- [Given material]
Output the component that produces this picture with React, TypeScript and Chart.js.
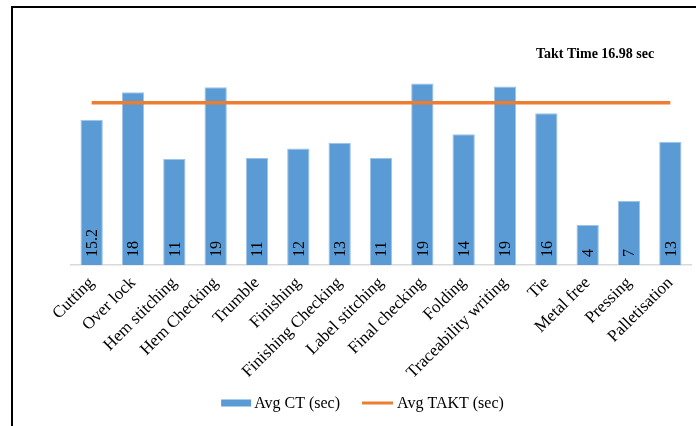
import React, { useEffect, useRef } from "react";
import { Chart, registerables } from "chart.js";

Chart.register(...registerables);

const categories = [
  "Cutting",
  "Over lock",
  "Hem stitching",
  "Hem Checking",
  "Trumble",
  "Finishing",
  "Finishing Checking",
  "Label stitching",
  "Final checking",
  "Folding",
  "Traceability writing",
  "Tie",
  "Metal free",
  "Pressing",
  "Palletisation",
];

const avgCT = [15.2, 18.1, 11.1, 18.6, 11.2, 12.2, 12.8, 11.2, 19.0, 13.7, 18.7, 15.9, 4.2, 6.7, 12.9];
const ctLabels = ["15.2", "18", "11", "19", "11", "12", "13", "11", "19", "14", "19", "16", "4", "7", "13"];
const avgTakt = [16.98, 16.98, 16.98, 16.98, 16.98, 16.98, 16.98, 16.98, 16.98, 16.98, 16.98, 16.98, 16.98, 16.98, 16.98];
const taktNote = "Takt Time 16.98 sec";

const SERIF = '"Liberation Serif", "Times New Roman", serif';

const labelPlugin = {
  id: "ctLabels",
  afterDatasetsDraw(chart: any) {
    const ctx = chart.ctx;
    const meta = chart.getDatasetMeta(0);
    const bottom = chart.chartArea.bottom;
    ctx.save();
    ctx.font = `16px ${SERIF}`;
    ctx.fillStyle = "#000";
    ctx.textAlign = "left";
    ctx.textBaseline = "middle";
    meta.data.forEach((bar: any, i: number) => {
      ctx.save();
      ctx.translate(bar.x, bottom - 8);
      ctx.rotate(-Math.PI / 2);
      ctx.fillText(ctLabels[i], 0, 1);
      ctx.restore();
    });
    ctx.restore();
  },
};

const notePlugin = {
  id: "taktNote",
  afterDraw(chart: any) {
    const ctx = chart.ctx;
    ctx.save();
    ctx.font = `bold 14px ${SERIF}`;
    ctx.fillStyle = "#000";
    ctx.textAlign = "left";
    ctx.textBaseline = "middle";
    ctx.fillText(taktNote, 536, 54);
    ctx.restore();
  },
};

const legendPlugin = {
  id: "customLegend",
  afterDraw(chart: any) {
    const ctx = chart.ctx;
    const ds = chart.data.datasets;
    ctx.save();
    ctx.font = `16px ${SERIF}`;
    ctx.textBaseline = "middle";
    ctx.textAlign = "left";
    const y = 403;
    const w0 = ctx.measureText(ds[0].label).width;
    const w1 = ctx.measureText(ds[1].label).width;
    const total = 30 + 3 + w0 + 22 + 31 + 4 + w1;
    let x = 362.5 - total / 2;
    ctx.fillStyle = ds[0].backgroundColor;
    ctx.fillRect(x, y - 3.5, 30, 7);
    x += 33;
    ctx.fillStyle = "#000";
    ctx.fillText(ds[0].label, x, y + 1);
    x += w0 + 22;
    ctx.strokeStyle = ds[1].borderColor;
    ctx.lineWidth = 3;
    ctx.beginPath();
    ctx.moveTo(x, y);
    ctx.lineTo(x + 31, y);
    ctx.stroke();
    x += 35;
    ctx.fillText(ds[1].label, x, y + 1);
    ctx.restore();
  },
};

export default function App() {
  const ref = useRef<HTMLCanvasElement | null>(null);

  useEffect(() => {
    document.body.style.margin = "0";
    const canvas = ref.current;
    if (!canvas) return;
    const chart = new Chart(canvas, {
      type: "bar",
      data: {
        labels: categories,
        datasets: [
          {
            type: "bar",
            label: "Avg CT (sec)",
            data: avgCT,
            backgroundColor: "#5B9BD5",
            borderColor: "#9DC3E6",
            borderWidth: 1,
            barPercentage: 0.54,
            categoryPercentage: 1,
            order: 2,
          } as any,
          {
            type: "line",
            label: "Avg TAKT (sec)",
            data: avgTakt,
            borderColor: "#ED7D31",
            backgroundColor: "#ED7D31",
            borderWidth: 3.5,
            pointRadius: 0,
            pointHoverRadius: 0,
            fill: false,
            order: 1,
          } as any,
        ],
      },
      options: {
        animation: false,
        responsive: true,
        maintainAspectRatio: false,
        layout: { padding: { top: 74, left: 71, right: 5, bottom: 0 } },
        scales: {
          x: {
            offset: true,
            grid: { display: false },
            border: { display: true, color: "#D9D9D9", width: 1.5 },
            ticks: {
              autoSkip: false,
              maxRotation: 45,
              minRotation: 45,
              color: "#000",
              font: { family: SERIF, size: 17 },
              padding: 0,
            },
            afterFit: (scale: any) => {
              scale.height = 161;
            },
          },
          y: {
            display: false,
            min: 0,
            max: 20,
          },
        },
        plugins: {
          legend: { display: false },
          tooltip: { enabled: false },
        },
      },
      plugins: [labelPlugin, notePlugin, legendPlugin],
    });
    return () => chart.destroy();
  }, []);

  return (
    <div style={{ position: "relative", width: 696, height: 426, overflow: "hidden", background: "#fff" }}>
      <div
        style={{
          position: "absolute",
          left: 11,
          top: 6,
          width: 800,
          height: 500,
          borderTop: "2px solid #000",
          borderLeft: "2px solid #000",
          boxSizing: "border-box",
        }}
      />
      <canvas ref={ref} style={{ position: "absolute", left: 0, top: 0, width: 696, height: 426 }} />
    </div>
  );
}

- [What the task requires] Look at the listing and set down only the lines from its start through the line with "Chart.register(...registerables);", word for word and without pictures.

- [Solved exercise]
Output the component that produces this picture with React, TypeScript and Chart.js.
import React, { useEffect, useRef } from "react";
import { Chart, registerables } from "chart.js";

Chart.register(...registerables);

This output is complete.